• Input records
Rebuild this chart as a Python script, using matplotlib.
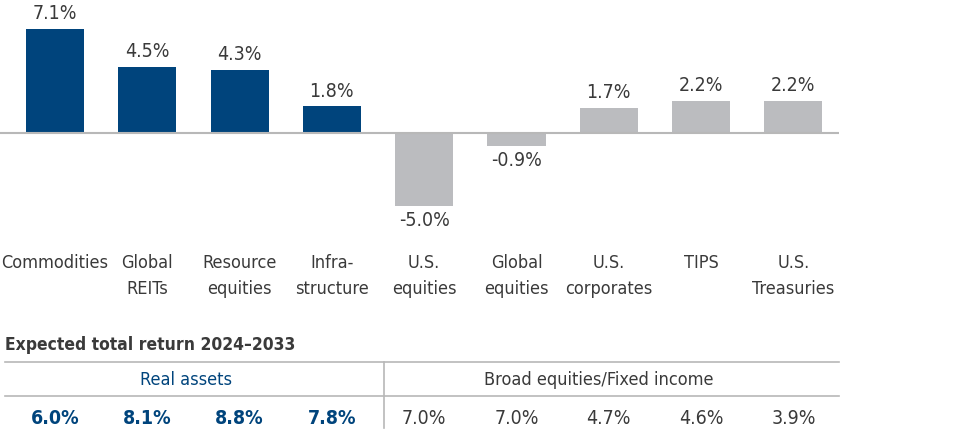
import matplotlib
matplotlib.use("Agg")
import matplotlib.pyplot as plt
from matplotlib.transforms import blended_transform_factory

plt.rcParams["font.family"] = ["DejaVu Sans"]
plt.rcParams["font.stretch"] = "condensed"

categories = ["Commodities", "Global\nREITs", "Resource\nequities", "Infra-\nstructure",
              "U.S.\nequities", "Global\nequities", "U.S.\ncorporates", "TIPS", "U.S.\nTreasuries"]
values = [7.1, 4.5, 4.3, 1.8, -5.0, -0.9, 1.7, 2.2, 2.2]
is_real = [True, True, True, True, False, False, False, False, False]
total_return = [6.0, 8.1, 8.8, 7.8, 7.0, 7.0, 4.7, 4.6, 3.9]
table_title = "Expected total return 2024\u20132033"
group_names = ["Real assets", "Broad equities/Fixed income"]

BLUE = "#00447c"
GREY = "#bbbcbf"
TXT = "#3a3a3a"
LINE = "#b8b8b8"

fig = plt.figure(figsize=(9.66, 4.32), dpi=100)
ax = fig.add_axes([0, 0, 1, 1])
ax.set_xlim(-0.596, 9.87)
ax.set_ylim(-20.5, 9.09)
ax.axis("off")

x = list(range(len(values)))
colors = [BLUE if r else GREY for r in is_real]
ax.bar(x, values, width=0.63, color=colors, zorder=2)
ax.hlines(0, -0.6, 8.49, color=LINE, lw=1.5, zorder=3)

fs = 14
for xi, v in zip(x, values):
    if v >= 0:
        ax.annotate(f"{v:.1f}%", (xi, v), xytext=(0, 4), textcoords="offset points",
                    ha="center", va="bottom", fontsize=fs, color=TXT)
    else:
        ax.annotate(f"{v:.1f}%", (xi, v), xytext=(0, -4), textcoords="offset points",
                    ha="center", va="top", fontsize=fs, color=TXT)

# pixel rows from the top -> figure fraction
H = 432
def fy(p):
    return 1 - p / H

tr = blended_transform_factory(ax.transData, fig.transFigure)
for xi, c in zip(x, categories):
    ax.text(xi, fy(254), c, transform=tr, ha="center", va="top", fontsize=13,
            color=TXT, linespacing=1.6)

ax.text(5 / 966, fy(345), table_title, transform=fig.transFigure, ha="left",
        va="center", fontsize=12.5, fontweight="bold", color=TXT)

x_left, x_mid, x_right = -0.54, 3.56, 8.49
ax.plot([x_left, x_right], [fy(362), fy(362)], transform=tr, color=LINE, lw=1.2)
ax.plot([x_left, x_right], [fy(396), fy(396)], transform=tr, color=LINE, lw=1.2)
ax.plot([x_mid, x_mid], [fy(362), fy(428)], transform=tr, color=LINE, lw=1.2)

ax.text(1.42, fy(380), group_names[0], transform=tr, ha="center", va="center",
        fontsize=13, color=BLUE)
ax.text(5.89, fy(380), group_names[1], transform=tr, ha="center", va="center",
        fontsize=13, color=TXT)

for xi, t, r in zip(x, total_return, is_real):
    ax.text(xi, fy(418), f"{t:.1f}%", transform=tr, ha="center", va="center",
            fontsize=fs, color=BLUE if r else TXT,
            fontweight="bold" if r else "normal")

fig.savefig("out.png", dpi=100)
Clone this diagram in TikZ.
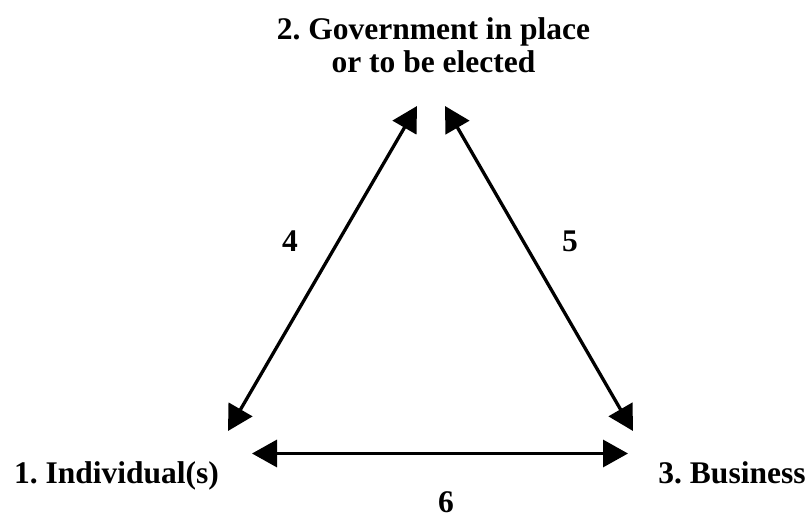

• Task instructions
Only the number is wanted: how many lines in the entries above contain the string "this"?

• Full output
2